§ **TO DO**:
Filter the records for lines holding the string "this".

§ **MATERIAL SUPPLIED**:
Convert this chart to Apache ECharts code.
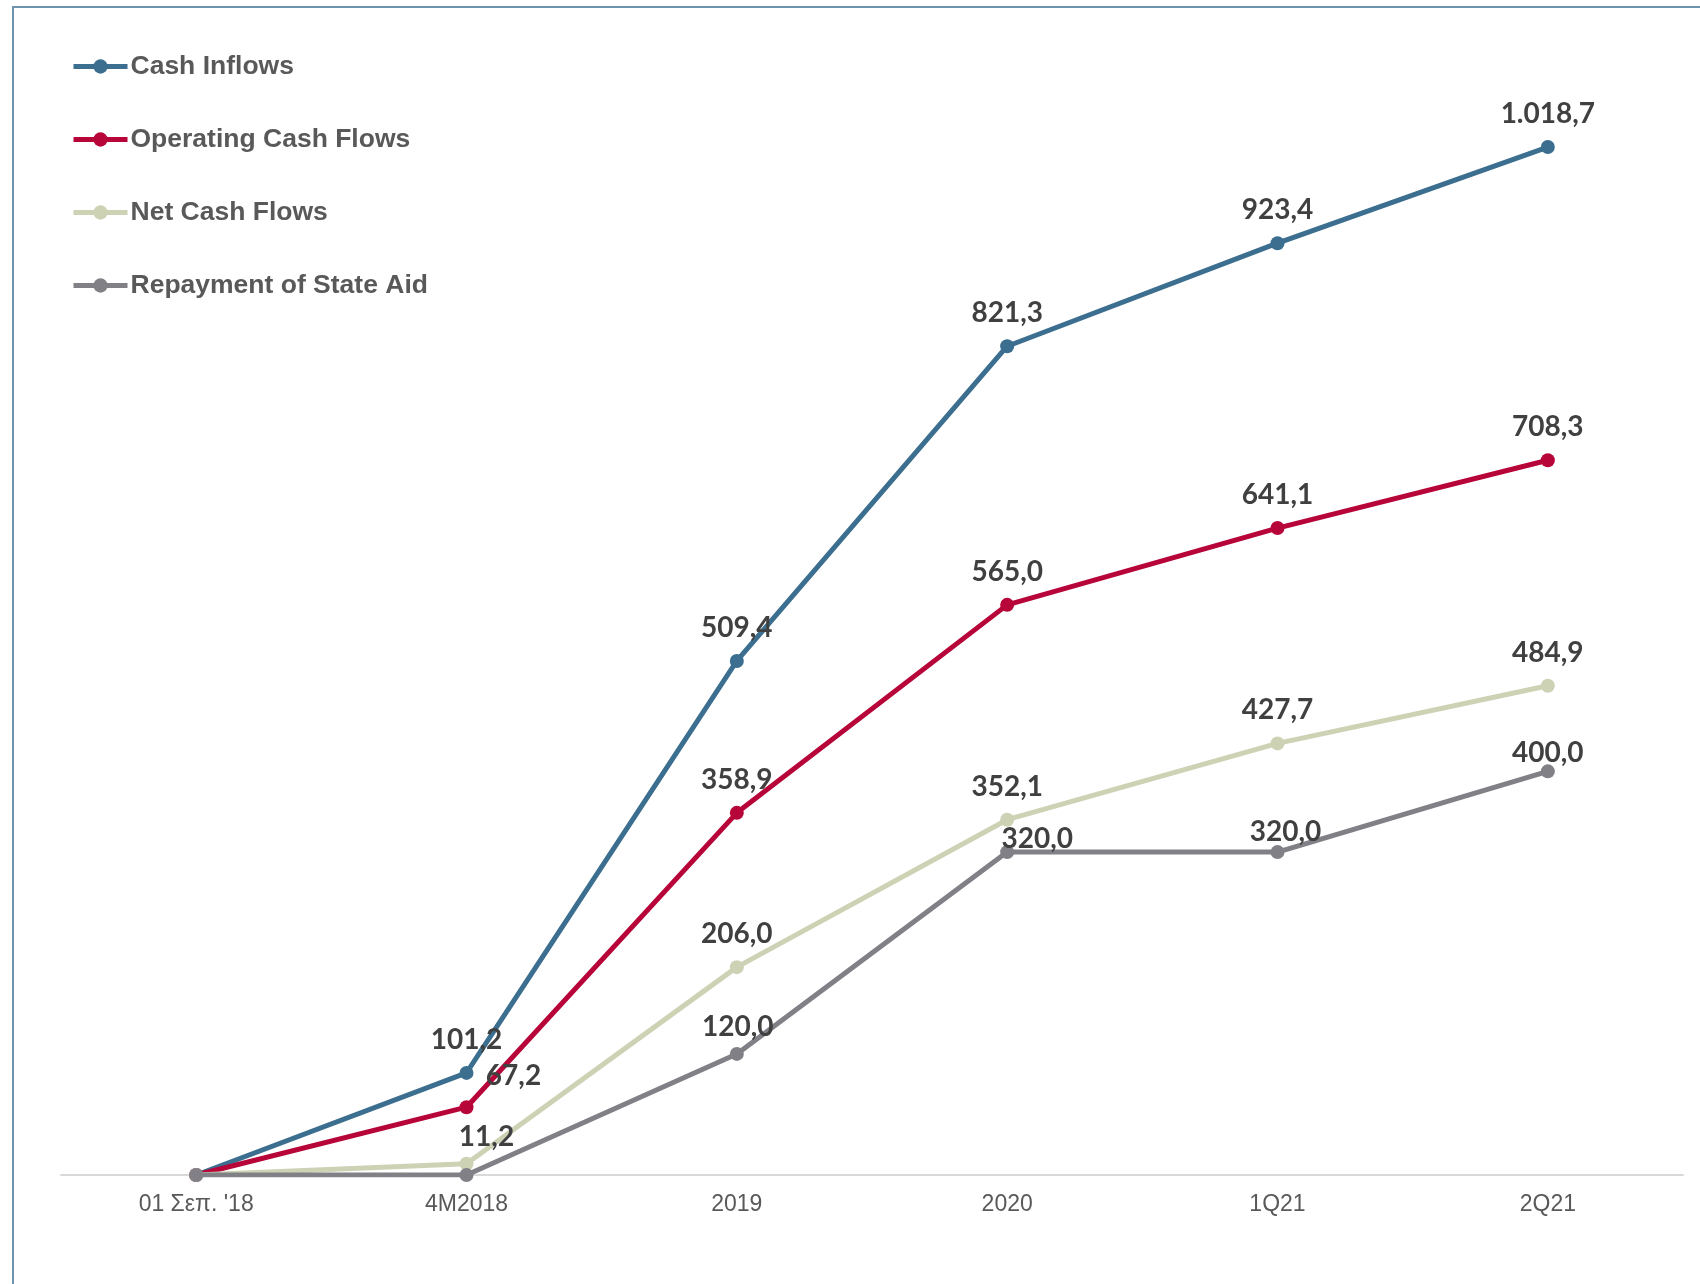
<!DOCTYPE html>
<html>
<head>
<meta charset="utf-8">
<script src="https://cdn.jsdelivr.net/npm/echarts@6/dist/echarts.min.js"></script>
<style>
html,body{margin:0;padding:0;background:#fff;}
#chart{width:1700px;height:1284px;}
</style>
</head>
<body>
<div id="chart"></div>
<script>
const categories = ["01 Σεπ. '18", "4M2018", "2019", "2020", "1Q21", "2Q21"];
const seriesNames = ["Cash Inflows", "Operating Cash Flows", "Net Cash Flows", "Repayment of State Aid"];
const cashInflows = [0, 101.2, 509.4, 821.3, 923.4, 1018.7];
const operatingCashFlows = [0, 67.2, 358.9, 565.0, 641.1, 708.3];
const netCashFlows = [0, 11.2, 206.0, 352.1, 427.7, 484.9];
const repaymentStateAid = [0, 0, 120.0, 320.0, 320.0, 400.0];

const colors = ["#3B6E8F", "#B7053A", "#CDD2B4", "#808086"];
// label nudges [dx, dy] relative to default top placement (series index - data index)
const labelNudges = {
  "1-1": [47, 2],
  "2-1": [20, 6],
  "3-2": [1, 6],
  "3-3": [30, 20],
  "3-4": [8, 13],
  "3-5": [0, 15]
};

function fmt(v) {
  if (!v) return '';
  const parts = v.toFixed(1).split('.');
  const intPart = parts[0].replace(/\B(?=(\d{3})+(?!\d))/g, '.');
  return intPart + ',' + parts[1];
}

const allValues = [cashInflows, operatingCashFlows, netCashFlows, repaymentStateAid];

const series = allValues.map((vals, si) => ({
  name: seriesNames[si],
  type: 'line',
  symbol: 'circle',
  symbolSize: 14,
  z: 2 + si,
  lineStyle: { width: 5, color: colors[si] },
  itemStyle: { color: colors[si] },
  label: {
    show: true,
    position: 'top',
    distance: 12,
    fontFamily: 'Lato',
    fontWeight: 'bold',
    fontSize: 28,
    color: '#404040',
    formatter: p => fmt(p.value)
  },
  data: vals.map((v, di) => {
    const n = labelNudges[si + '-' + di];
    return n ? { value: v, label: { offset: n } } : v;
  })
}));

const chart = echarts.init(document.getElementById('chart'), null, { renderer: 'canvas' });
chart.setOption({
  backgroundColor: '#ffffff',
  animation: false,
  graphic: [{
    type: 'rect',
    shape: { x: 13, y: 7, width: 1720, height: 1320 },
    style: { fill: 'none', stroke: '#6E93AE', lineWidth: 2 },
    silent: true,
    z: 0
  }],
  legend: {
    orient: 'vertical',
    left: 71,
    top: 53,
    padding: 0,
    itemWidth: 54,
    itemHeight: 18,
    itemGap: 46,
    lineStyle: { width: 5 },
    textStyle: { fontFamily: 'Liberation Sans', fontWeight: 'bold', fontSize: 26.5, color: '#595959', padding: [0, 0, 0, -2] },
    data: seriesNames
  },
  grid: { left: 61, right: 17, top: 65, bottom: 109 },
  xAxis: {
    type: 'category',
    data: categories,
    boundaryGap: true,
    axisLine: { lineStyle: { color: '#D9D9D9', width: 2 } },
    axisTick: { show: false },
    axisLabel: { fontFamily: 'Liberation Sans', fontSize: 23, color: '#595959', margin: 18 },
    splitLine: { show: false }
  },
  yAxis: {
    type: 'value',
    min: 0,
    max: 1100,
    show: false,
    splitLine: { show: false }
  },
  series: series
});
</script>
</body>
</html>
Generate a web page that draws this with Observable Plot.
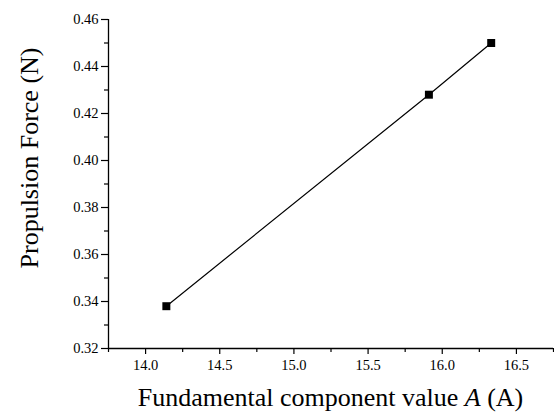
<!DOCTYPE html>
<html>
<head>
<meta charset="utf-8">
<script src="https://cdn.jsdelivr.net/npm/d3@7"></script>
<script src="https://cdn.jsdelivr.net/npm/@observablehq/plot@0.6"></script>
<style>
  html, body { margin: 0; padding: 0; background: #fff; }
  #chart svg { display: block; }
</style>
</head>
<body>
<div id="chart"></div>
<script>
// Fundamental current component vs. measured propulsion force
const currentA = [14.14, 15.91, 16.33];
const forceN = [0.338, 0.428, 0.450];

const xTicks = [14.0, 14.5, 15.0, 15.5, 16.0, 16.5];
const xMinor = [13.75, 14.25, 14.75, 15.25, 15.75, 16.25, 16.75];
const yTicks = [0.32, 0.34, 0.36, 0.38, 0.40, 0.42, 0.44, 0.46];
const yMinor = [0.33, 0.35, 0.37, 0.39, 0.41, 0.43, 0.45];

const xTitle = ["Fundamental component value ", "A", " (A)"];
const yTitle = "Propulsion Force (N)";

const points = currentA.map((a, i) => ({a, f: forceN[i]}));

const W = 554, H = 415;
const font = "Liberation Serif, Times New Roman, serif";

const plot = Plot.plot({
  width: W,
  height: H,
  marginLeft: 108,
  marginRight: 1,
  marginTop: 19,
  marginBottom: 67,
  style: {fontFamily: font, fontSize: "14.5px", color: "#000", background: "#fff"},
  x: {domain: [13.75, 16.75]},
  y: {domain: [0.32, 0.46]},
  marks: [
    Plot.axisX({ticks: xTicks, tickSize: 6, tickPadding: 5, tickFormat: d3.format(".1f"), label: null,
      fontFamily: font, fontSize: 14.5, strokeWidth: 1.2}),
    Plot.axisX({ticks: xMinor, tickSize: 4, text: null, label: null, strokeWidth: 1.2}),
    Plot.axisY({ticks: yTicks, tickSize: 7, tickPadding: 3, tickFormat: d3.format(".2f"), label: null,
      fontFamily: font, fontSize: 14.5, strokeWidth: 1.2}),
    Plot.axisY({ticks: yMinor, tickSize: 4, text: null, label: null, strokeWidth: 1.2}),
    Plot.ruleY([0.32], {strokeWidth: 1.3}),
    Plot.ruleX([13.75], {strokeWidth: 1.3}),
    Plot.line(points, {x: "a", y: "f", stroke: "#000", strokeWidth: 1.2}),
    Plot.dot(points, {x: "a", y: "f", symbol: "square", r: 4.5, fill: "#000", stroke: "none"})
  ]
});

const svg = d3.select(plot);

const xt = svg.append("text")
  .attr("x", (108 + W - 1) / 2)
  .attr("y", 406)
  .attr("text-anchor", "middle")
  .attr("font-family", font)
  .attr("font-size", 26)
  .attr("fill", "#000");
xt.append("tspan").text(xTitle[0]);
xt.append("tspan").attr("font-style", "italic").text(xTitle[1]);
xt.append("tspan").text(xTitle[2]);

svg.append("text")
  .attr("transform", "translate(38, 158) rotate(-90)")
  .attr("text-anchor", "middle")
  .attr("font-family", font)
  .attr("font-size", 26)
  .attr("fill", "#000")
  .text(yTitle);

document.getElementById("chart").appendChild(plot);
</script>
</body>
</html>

§ **EXPECTED ANSWER**:
Convert this chart to Apache ECharts code.
Generate a web page that draws this with Observable Plot.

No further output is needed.